Dean Gonsowski responded to Jason’s call in an article titled “Manual Collections of ESI in Electronic Discovery Come under Fire:” in which he writes:

there’s no dispute that the “automated” collection methods available in litigation software referenced above have a number of features that make this approach more efficient – Dean Gonsowski

While he does not elaborate, the natural follow on question from this is “what benefits do automated collection provide?” Going beyond collection, we can extend this to asking what are the advantages of Automated Identification, Collection, and Preservation (ICP) vs. Manual ICP. Here are some benefits that have come to the top of my mind:

  1. Improve Success Rates and Lower Costs with Early Case Assessment (ECA): Early Case Assessment requires either pre-collection analysis or automated collection to avoid the long lag time that is typically consumed during a manual ICP process. Reducing that lag time from months to days or hours through automated collection can dramatically improve the success rate of ECA. There is currently some debate on whether ECA can truly occur after a manual collection or if it must occur before a manual ICP process. A number of eDiscovery analysts we have spoken to agree that to be considered “early” an ECA solution should utilize automated analysis through Proactive eDsicovery (aka archiving) or a Manage-in-Place capability combined with automated collection.
  2. Reduce Risks with Under-Collection Spoliation: With a manual IPC process, it is easy to overlook custodians with relevant data and under collect. The process of iteratively, and slowly, identifying custodians to collection and preserve information may result in under collection. Of note is the case Pension Comm. of the Univ. of Montreal Pension Plan v. Banc of America Sec. LLC, No. 05 Civ. 9016, 2010 U.S. Dist. Lexis 4546, at *1 (S.D.N.Y. Jan. 15, 2010), where e-discovery expert Judge Shira Scheindlin ruled that relying solely on employees to search and select responsive information without proper direction and supervision was grounds for spoliation sanctions. Automated ICP driven by the legal team can easily mitigate the need for and costs of relying on employees to identify relevant information.
  3. Reduce Risks with Late Identification, Collection, and Preservation (ICP): In addition to inadvertent under-collection through process, some organizations miss ESI due to the time pressures associated with cases and produce ESI late. This can be especially damaging when the ESI is exculpatory or otherwise material to the case as in Thompson v.
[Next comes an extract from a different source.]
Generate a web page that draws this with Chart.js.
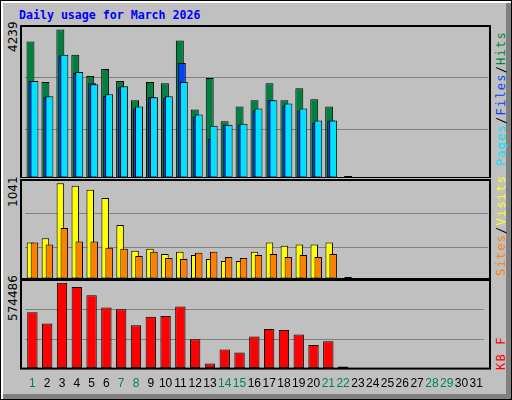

United States Department of Housing & Urban Development, 219 F.R.D. 93 (D.Md. 2003) where HUD was not allowed to include 80,000 emails it produced after the eDiscovery cut-off deadline.
  4. Reduce Costs with Matter-based ICP: Traditional custodian-based analysis and review provides only limited visibility into the operations of the organization. It assumes that the identified custodians have the relevant ESI. This can be problematic for a couple of reasons: (a) Increased Information Risk for Repeat Custodians which are often under multiple litigation preservation orders may have all their ESI essentially on permanent hold increasing the information risk profile of the organization and (b) Complying with Duty to Preserve before litigation occurs in situations (such as Adams v. Dell) where there is (or should be) anticipated litigation but litigation has not been initiated can be expensive using Manual IPC or later when sanctions are applied. Matter-based ICP with automatic collection can reduce the amount of risk and reduce the costs of ICP while keeping the organization in compliance with the FRCP.

Manual ICP is a slow process that increases information risk and can lead to under collection, late collection, and spoliation. On the other hand, automatic collection can enable ECA, fast collection, and Matter-based ICP. There is no question that automated ICP holds advantages over manual ICP. Given the risks associated with Manual ICP, the courts and industry thought leaders are correct to ask if manual collections are still relevant and defensible. In this article, I hope to have provided some of the key benefits associated with Automated ICP to help further this discussion.